*Given exercise*.
Retype, with no alterations, every line between the one containing "Recreate this image" and the one containing "Legend, XAxis, YAxis", counting both of those lines too. Pictures are to be left out.

*Input*.
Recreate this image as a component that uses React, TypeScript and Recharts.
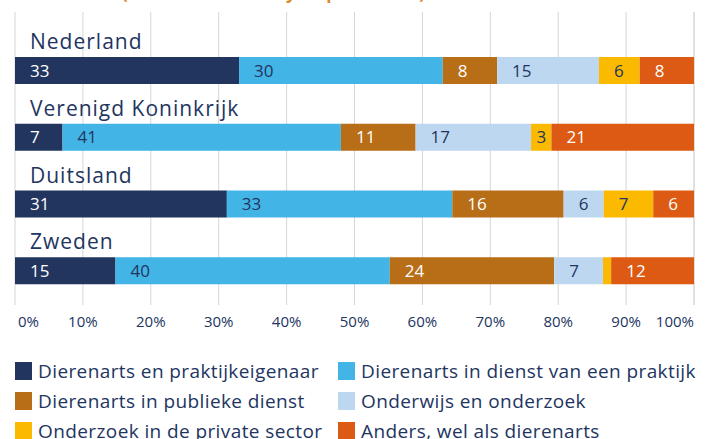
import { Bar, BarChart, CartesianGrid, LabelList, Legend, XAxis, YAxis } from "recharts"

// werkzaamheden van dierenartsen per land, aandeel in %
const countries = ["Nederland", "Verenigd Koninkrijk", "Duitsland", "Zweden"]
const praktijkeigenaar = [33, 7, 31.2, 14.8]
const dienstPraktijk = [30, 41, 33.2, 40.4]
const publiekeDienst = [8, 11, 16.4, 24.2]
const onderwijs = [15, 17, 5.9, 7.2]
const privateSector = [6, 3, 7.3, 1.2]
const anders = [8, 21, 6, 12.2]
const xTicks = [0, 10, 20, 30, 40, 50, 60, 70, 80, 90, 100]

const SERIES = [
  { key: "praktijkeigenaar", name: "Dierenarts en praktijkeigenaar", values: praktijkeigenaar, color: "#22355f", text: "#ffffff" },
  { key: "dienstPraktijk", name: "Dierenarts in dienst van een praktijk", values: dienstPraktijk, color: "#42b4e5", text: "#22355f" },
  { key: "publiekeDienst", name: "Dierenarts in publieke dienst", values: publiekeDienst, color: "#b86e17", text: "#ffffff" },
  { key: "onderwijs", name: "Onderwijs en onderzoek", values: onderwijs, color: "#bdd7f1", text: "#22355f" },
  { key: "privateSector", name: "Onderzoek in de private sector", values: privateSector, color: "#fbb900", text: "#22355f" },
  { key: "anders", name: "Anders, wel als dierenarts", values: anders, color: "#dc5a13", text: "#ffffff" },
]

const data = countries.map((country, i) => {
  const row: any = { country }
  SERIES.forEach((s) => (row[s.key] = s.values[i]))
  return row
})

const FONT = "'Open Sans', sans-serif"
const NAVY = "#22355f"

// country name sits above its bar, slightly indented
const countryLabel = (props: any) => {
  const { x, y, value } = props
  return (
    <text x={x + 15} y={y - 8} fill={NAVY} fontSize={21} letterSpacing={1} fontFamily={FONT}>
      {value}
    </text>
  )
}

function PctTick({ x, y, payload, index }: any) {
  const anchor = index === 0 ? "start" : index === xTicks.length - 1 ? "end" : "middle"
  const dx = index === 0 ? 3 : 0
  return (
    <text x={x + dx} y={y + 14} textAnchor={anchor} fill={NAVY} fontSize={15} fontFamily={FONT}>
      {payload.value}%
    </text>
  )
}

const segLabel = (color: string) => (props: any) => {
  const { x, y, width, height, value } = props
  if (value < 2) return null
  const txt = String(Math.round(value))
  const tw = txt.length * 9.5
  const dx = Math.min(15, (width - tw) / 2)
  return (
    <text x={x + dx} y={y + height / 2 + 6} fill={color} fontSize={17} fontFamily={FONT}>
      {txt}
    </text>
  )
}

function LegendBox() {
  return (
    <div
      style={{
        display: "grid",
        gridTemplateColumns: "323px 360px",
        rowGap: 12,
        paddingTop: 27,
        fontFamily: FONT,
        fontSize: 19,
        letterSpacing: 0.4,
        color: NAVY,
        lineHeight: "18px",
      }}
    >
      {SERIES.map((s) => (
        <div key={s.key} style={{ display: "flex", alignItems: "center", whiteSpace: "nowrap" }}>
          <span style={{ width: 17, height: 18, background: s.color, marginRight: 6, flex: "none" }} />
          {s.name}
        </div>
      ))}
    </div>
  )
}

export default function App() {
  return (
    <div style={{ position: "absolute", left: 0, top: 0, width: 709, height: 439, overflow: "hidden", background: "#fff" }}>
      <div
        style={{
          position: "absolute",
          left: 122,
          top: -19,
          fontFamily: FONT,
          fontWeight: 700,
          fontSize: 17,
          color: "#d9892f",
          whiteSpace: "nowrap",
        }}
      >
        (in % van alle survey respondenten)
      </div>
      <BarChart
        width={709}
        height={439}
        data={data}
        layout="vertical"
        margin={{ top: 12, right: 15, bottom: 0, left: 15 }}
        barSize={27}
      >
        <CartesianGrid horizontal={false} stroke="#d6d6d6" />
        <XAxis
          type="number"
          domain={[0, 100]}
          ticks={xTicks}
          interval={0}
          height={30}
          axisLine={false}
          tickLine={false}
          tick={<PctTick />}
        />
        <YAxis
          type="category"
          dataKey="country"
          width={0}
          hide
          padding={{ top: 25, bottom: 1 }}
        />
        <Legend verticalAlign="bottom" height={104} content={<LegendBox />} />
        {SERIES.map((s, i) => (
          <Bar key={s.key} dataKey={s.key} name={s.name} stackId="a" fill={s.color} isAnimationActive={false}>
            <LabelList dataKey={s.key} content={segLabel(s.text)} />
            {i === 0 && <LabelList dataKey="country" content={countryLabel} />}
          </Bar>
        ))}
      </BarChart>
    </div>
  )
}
---
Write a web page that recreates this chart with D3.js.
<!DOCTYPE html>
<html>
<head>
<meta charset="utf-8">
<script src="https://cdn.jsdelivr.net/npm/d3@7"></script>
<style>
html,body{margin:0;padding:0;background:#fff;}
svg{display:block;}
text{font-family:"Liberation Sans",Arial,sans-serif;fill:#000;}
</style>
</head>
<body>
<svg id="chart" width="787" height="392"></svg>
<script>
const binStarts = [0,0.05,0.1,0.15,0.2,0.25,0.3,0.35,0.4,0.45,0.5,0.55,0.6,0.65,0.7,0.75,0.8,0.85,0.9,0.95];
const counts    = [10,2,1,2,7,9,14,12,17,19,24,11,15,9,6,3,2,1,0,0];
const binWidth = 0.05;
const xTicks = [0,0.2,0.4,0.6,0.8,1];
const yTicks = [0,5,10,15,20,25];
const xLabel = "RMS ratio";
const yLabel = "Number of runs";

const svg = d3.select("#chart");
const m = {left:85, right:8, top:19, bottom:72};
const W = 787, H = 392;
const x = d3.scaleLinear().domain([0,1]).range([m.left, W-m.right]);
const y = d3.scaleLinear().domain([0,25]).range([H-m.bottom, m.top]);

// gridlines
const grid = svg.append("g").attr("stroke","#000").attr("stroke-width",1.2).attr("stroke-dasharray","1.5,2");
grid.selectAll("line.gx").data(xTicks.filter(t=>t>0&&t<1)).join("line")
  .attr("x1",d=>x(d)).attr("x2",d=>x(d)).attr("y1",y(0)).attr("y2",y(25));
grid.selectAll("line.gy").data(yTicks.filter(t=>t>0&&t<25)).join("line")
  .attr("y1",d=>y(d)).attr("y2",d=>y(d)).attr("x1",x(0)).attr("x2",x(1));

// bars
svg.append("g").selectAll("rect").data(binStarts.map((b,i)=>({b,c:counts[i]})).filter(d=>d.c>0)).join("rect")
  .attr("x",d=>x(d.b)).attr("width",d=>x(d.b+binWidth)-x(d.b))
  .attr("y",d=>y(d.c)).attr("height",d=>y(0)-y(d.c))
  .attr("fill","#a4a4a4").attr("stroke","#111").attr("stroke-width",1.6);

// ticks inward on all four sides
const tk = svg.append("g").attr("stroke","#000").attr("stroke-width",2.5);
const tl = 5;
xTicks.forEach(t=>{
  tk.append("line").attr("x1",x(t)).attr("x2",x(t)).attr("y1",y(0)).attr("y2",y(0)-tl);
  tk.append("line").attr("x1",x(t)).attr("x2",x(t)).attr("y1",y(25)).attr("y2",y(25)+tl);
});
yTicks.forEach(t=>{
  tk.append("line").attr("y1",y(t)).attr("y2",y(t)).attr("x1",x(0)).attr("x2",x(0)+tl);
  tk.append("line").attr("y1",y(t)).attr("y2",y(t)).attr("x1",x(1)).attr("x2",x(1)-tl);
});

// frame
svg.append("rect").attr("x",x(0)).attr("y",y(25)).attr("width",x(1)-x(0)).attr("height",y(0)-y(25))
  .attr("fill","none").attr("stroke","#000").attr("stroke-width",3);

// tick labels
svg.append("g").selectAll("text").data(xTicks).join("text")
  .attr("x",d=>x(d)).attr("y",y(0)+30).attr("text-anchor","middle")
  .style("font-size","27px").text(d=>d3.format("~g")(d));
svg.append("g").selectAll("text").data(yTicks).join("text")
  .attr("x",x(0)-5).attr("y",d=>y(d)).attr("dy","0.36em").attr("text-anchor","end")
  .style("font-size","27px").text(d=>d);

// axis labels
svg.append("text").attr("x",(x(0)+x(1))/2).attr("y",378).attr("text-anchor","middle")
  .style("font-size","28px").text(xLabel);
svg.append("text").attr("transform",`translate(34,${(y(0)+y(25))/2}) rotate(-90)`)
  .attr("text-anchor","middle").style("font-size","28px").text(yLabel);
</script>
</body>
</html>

*Solved problem*.
Recreate this image as a component that uses React, TypeScript and Recharts.
import { Bar, BarChart, CartesianGrid, LabelList, Legend, XAxis, YAxis } from "recharts"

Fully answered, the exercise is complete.